Research Mentor(s): Joy Knoblauch, Assistant Professor
Research Mentor School/College/Department: Architecture, Taubman College of Architecture and Urban Planning
Presentation Date: Thursday, April 22, 2021
Session: Session 5 (3pm-3:50pm)
Breakout Room: Room 9
Beginning in 1967, most office spaces in America were transformed to follow an “Action Office” Design created by Robert Propst. This invention, backed by psychological and behavioral research, was meant to minimize worker fatigue, increase collaboration without too much distraction, and overall boost productivity in the workplace with employees working faster for longer without much realization. The consequences of this new approach, however, weren’t realized until much more recently. Our research project sought to explore and assess the changes in workplace design from 1967 to 2017, focusing on awareness of mental health and gender fairness.
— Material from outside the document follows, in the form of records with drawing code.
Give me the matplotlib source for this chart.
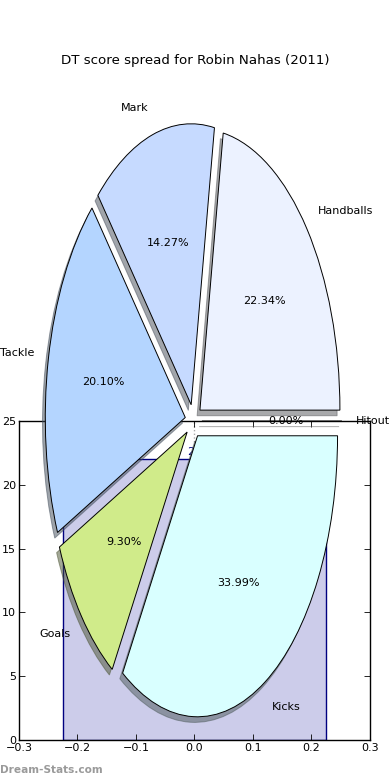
import matplotlib
matplotlib.use('Agg')
import matplotlib.pyplot as plt

# pie data (DT score share per stat)
labels = ['Handballs', 'Mark', 'Tackle', 'Goals', 'Kicks', 'Hitout']
shares = [22.34, 14.27, 20.10, 9.30, 33.99, 0.0]
colors = ['#ecf2ff', '#c6daff', '#b4d5ff', '#d0eb8a', '#d9ffff', '#ffffff']

# the bar sitting behind the pie
bar_x = [0.0]
bar_h = [22]
bar_label = ['22']
xticks = [-0.3, -0.2, -0.1, 0.0, 0.1, 0.2, 0.3]
yticks = [0, 5, 10, 15, 20, 25]

fig = plt.figure(figsize=(3.9, 7.8), dpi=100)

# bar axes underneath
ax_bar = fig.add_axes([0.0487, 0.0513, 0.9, 0.409])
ax_bar.bar(bar_x, bar_h, width=0.45, color='#ccccea', edgecolor='#000080', linewidth=1)
for x, h, t in zip(bar_x, bar_h, bar_label):
    ax_bar.text(x, h + 0.2, t, ha='center', va='bottom', color='#000080', fontsize=8)
ax_bar.axvline(0, color='#aaaaaa', ls=':', lw=1, zorder=0.5)
ax_bar.set_xlim(-0.3, 0.3)
ax_bar.set_ylim(0, 25)
ax_bar.set_xticks(xticks)
ax_bar.set_yticks(yticks)
ax_bar.tick_params(direction='in', length=4, width=0.6, top=True, right=True, labelsize=8, pad=2)
for s in ax_bar.spines.values():
    s.set_linewidth(1)

# pie axes on top, transparent
ax = fig.add_axes([0, 0, 1, 1])
ax.patch.set_alpha(0)
ax.pie(shares, labels=labels, colors=colors, autopct='%.2f%%',
       explode=[0.06] * len(shares), startangle=0,
       shadow={'ox': -0.0144, 'oy': -0.0144, 'shade': 0.65},
       wedgeprops={'edgecolor': 'black', 'linewidth': 0.7},
       textprops={'fontsize': 8})
ax.set_aspect('auto')
ax.set_xlim(-193.5 / 140, (390 - 193.5) / 140)
ax.set_ylim(-(780 - 421) / 281, 421 / 281)
ax.axis('off')

fig.text(0.5, 0.923, 'DT score spread for Robin Nahas (2011)', ha='center', va='center', fontsize=9.6)
fig.text(0.0, 0.006, 'Dream-Stats.com', ha='left', va='bottom', fontsize=7.6,
         color='#9a9a9a', fontweight='bold')

fig.savefig('out.png', dpi=100)
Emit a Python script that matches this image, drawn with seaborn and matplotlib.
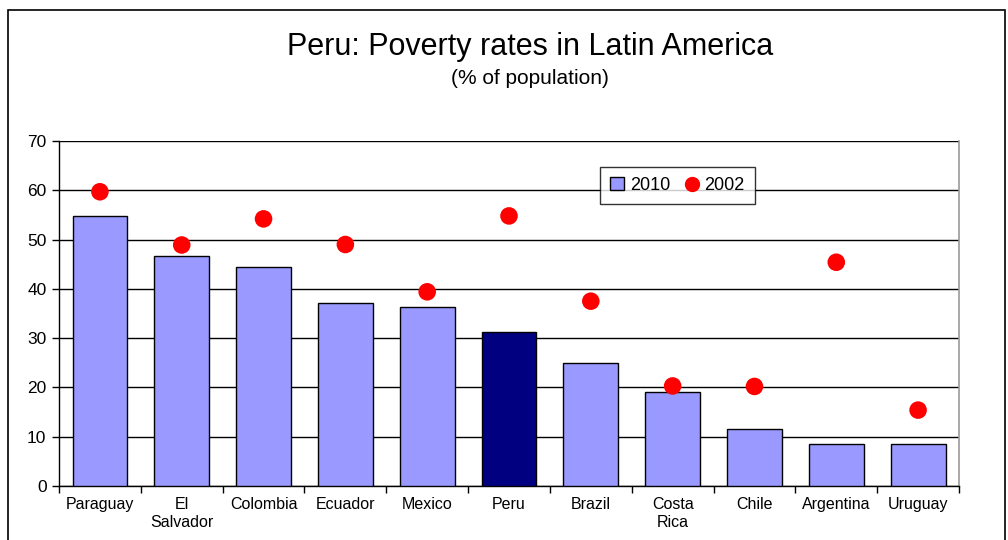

Have work conditions improved? Is employee health a concern for corporations? Why is there still a prominent, gendered difference in employee treatment within the workplace? Using Robert Propst’s The Office and the Henry Ford Archives, we were able to get a sense of what was happening behind closed office doors in 1967. This was then compared to much more recent articles, journal entries, and psychological studies obtained through the databases in the University of Michigan virtual library. In comparing office workers’ mental and physical health in 1967 to that in 2017, it was determined that happiness levels immensely declined while major health risks immensely grew. This could be seen especially with women, who were specially targeted to spend their days in cubicles working under the men of major corporations. Today we can see the effects of this with more women working office jobs than men and those same women experiencing more depression, anxiety, and bullying while at work. This brings us to the conclusion that although workplace conditions and health concerns have improved over the past fifty years, with the introduction of wellness programs and greater awareness for gender equality, office dynamics and designs of the present day remain similar to those of 1967–complete with references to the work of Robert Propst. In half a century of time, change has been gradual but still has a long way to go. The consequences of mental trauma and gender inequality from Propst’s office designs will be carried for years to come.